Scrivener does not downscale your images, to preserve quality, but unfortunately large images or high resolution images eat a lot of resources and cause significant delays.

Please, be very careful when you import images inside your Scrivener project. Anything with resolution above 120dpi or a document image bigger than 1920x1440px should be resampled or use an up to date computer.

Now I have to go find the 1.9 projects that bogged the Beta, earlier in testing.

I have a similar situation with a folder of over 400 files. Anytime I use OUTLINER mode it hangs for over a minute even though there is little in the files. Why is Scrivener loading all that info in outliner mode? It appears that only the basic info is being shown to the user. The rest of the interface responds well otherwise. OUTLINER mode would be very useful if it worked but now it renders Scrivener entirely useless. I’ve reconfigured my folders and no happiness ensued. I still need to deal with all those files – now in multiple folders – and I can’t do it.

ALSO: Should we re-report bugs that we once submitted on earlier betas and haven’t been fixed yet?

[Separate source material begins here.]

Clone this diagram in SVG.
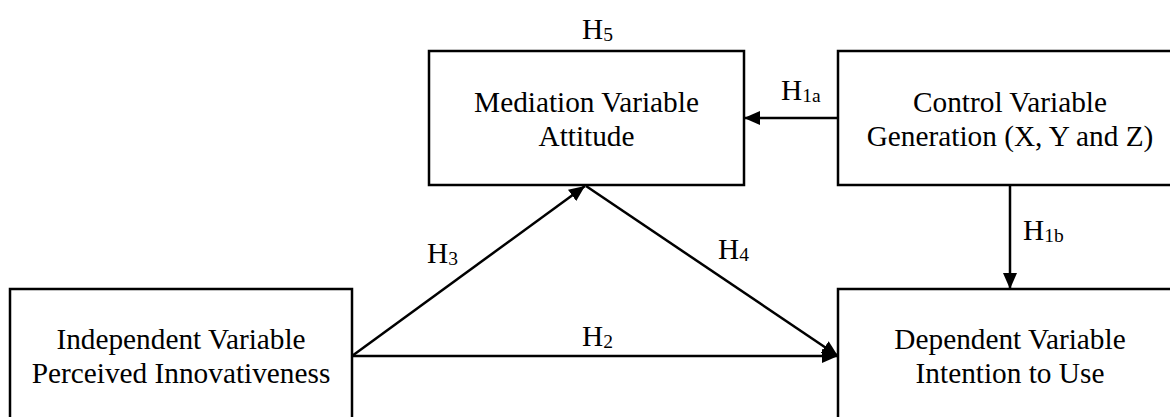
<svg xmlns="http://www.w3.org/2000/svg" width="1170" height="417" viewBox="0 0 1170 417">
<defs>
<style>
.box{fill:#fff;stroke:#000;stroke-width:2.5}
.t{font-family:"Liberation Serif","Times New Roman",serif;font-size:29.3px;fill:#000}
.c{text-anchor:middle}
.sub{font-size:19.5px}
.ln{stroke:#000;stroke-width:2.5;fill:none;marker-end:url(#ah)}
</style>
<marker id="ah" markerUnits="userSpaceOnUse" markerWidth="16" markerHeight="14" refX="16" refY="7" orient="auto" viewBox="0 0 16 14">
<path d="M0,0 L16,7 L0,14 Z" fill="#000"/>
</marker>
</defs>
<rect width="1170" height="417" fill="#fff"/>
<g id="mediation">
<rect class="box" x="429" y="51" width="315" height="134"/>
<text class="t c" x="586.5" y="112">Mediation Variable</text>
<text class="t c" x="586.5" y="146">Attitude</text>
</g>
<g id="control">
<rect class="box" x="838" y="51" width="350" height="134"/>
<text class="t c" x="1010" y="112">Control Variable</text>
<text class="t c" x="1010" y="146">Generation (X, Y and Z)</text>
</g>
<g id="independent">
<rect class="box" x="10" y="289" width="342" height="200"/>
<text class="t c" x="181" y="349">Independent Variable</text>
<text class="t c" x="181" y="383">Perceived Innovativeness</text>
</g>
<g id="dependent">
<rect class="box" x="838" y="289" width="350" height="200"/>
<text class="t c" x="1010" y="349">Dependent Variable</text>
<text class="t c" x="1010" y="383">Intention to Use</text>
</g>
<g id="connectors">
<line class="ln" x1="838" y1="118" x2="744" y2="118"/>
<line class="ln" x1="1010" y1="185" x2="1010" y2="289"/>
<line class="ln" x1="352" y1="356" x2="838" y2="356"/>
<line class="ln" x1="352" y1="356" x2="585" y2="186"/>
<line class="ln" x1="586" y1="186" x2="838" y2="356"/>
</g>
<g id="labels">
<text class="t" x="582" y="39">H<tspan class="sub" dy="2">5</tspan></text>
<text class="t" x="781" y="100">H<tspan class="sub" dy="2">1a</tspan></text>
<text class="t" x="1023" y="240">H<tspan class="sub" dy="2">1b</tspan></text>
<text class="t" x="427" y="263">H<tspan class="sub" dy="2">3</tspan></text>
<text class="t" x="718" y="259">H<tspan class="sub" dy="2">4</tspan></text>
<text class="t" x="582" y="346">H<tspan class="sub" dy="2">2</tspan></text>
</g>
</svg>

Or, given how buggy the current beta is, should we just wait? I only want to know what is most helpful.

Outliner mode is a little slow. 400 files is tricky; as I mentioned, I had 400 documents with just a few bytes in each, and it took a while to select all. Outliner was slow. They’ve sped it up as much as it may be, at the moment.

However, there may be a way to speed the project up. First, I’d try reindexing. (File ->Save and Rebuild Search Indexes). That MAY speed things up (it may not, too; I haven’t had much luck with it. But it does sometimes work, and the investment of time is small.

Second, if that does NOT work, create a new project. Select all in the Binder. Drag and drop to the new project. Close the old one. Rearrange. This may speed things up, also. I’m not sure why this works, either, or even if it will work for you.

Third, if neither of those helped significantly, try importing the old project into a new one, and then rearranging. Really, it’s another way to copy a project, but it works differently.

If either of the last two methods work, I’d zip both project directories, mention which one worked, and let tiho ask you for copies… (really, truly, the bug needs to be found, and the clue is likely in the project files somewhere).

FYI, I use one of those last two methods when a project slows down beyond my patience to tolerate. Usually Select All → copy → paste → rearrange.

As for the last question, typically not, unless they’ve reported it fixed and it really isn’t (this is mentioned here on the forums somewhere). They’re well aware of the unfixed bugs.